2008. Directed by Yang Ik-joon. 130 minutes.

Image from Breathless


In this independent film, the director, Yang Ik-joon, also plays the main character, Sang-hoon. Sang-hoon is a brutal and foul-mouthed debt collector who works for a loan shark, Man-shik. He carries a notebook that has the names and addresses of those from whom he needs to collect, and he literally beats the money out of them. For him, violence is a way of effacing childhood memories of how he failed to stand up and protected his mother and sister from an abusive father. One day, he accidentally spits on Yeon-hee, a high school student, who refuses to put up with his rudeness and demands an apology. They get into an argument, and Sang-hoon knocks her down. However, she eventually makes her way into his life, and he begins to feel affection for her. As his feelings for Yeon-hee grow, he considers leaving his gangster life behind. Leaving the past, however, turns out to be more difficult than he ever thought.

March 17

Waikiki Brothers  와이키키 브라더스

2001. Directed by Yim Soon-rye. 109 minutes.

image from Waikiki Brothers


The band Waikiki Brothers has had better days, particularly before the spread of karaoke. They have gone from seven to four members and then even further down to three when the saxophonist, Hyun-goo, quits after another disappointing performance. The remaining three decide to return to Suanbo, the hometown of bandleader Sung-woo and the birthplace of the band. The band starts playing at Waikiki Hotel, and Sung-woo encounters his high school mates who were the original members of Waikiki Brothers back in 1980s. He also meets In-hee, his childhood crush, who is now widowed. He learns that none of them is where he or she wants to be in life. It is nothing like what they had imagined when they were young. The band is brought to a new low when it is kicked out of the hotel. Despite the continuous pile-on of depressing events, Sung-woo quietly plays on, practicing a song he composed himself on the side of an empty stage.

March 31

Helpless  화차

2012. Directed by Byun Young-joo. 117 minutes.

image from Helpless


The movie is based on a Japanese mystery novel, Kasha, which can be translated as "a one-way train to hell." Mun-ho, a soon-to-be groom, is on his way to his parents' house with his fiancée, Seon-yeong. They decide to stop at a highway rest stop for coffee, but when he returns to the car, Seon-yeong is nowhere to be found. Convinced that she has been kidnapped, Mun-ho begins a frantic search. He asks his cousin Jong-geun, a former detective, for help, and together they dig deeper into her disappearance. While searching for Seon-young, he uncovers startling secrets about his fiancée. As the intricate layers of Seon-young's past are revealed, it turns out that she was not who he thought she was, not even her name. Shocked and confused, Mun-ho begins to wonder how well he knew his fiancée after all.

April 14

Boomerang Family 고령화 가족

2013. Directed by Song Hae-sung. 112 minutes.
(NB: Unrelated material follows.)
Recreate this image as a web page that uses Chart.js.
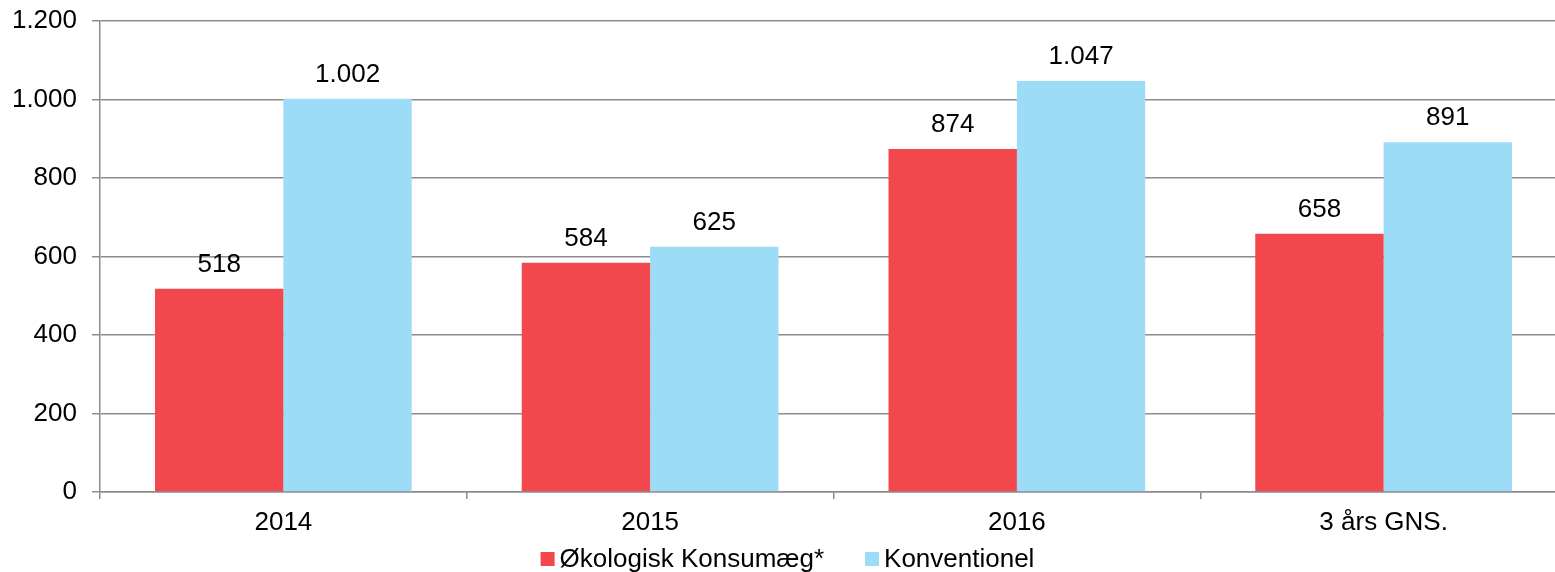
<!DOCTYPE html>
<html>
<head>
<meta charset="utf-8">
<script src="https://cdn.jsdelivr.net/npm/chart.js@4"></script>
<style>
  html, body { margin: 0; padding: 0; background: #fff; overflow: hidden; }
  #wrap { width: 1567px; height: 572px; }
</style>
</head>
<body>
<div id="wrap"><canvas id="kyllingChart"></canvas></div>
<script>
const categories = ["2014", "2015", "2016", "3 års GNS."];
const okologisk = [518, 584, 874, 658];
const konventionel = [1002, 625, 1047, 891];
const yTicks = [0, 200, 400, 600, 800, 1000, 1200];

const gridGray = "#8c8c8c";
const fontFamily = "'Liberation Sans', Arial, sans-serif";
const fontSize = 26;

function fmt(v) {
  return String(v).replace(/\B(?=(\d{3})+(?!\d))/g, ".");
}

// value labels above each bar
const valueLabels = {
  id: "valueLabels",
  afterDatasetsDraw(chart) {
    const ctx = chart.ctx;
    ctx.save();
    ctx.font = fontSize + "px " + fontFamily;
    ctx.fillStyle = "#000";
    ctx.textAlign = "center";
    ctx.textBaseline = "alphabetic";
    chart.data.datasets.forEach((ds, i) => {
      chart.getDatasetMeta(i).data.forEach((bar, j) => {
        ctx.fillText(fmt(ds.data[j]), bar.x, bar.y - 17);
      });
    });
    ctx.restore();
  },
};

// legend at the bottom, drawn like the original (small squares, tight text)
const bottomLegend = {
  id: "bottomLegend",
  afterDraw(chart) {
    const ctx = chart.ctx;
    const box = 14, textGap = 19, itemGap = 41, yMid = 559;
    ctx.save();
    ctx.font = fontSize + "px " + fontFamily;
    ctx.textBaseline = "middle";
    ctx.textAlign = "left";
    const items = chart.data.datasets.map(ds => ({
      text: ds.label,
      color: ds.backgroundColor,
      w: ctx.measureText(ds.label).width,
    }));
    let total = 0;
    items.forEach((it, i) => {
      total += textGap + it.w + (i < items.length - 1 ? itemGap : 0);
    });
    let x = chart.width / 2 - total / 2 + 4;
    items.forEach(it => {
      ctx.fillStyle = it.color;
      ctx.fillRect(x, yMid - box / 2, box, box);
      ctx.fillStyle = "#000";
      ctx.fillText(it.text, x + textGap, yMid + 1);
      x += textGap + it.w + itemGap;
    });
    ctx.restore();
  },
};

const ctx = document.getElementById("kyllingChart").getContext("2d");

new Chart(ctx, {
  type: "bar",
  data: {
    labels: categories,
    datasets: [
      {
        label: "Økologisk Konsumæg*",
        data: okologisk,
        backgroundColor: "#f2474d",
        categoryPercentage: 0.7,
        barPercentage: 1.0,
      },
      {
        label: "Konventionel",
        data: konventionel,
        backgroundColor: "#9cdcf7",
        categoryPercentage: 0.7,
        barPercentage: 1.0,
      },
    ],
  },
  options: {
    responsive: true,
    maintainAspectRatio: false,
    animation: false,
    layout: { padding: { top: 21, left: 0, right: 0, bottom: 0 } },
    plugins: {
      tooltip: { enabled: false },
      legend: { display: false },
    },
    scales: {
      x: {
        grid: {
          drawOnChartArea: false,
          drawTicks: true,
          tickLength: 7,
          color: gridGray,
          lineWidth: 1.5,
        },
        border: { color: gridGray, width: 1.5 },
        ticks: {
          color: "#000",
          padding: 8,
          font: { family: fontFamily, size: fontSize },
        },
        afterFit(scale) {
          scale.height = 80;
          scale.paddingLeft = 0;
          scale.paddingRight = 0;
        },
      },
      y: {
        min: 0,
        max: 1200,
        afterBuildTicks(scale) {
          scale.ticks = yTicks.map(v => ({ value: v }));
        },
        grid: {
          color: gridGray,
          lineWidth: 1.5,
          tickLength: 8,
        },
        border: { color: gridGray, width: 1.5 },
        ticks: {
          color: "#000",
          padding: 15,
          font: { family: fontFamily, size: fontSize },
          callback: v => fmt(v),
        },
        afterFit(scale) {
          scale.width = 100;
          scale.paddingTop = 0;
          scale.paddingBottom = 0;
        },
      },
    },
  },
  plugins: [valueLabels, bottomLegend],
});
</script>
</body>
</html>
image from Boomerang Family


In-mo is in serious distress: his first movie as a director was a big failure, his wife has left him for another man, and he is unable to pay rent. Depressed, he decides to hang himself. He is saved by a phone call from his mother inviting him for dinner, which leads to a change of plan. He decides to move back into his mother's house. His older brother Han-mo is already living there after being released from prison. Han-mo is an unemployed ex-gangster with five criminal convictions. The two are soon joined by their younger sister, Mi-yeon, who arrives with her rebellious teenage daughter, Min-kyung. She is about to divorce her second husband and has no place to stay. The once quiet and serene home of their mother is forever shattered when the three grown-up children return for a family reunion.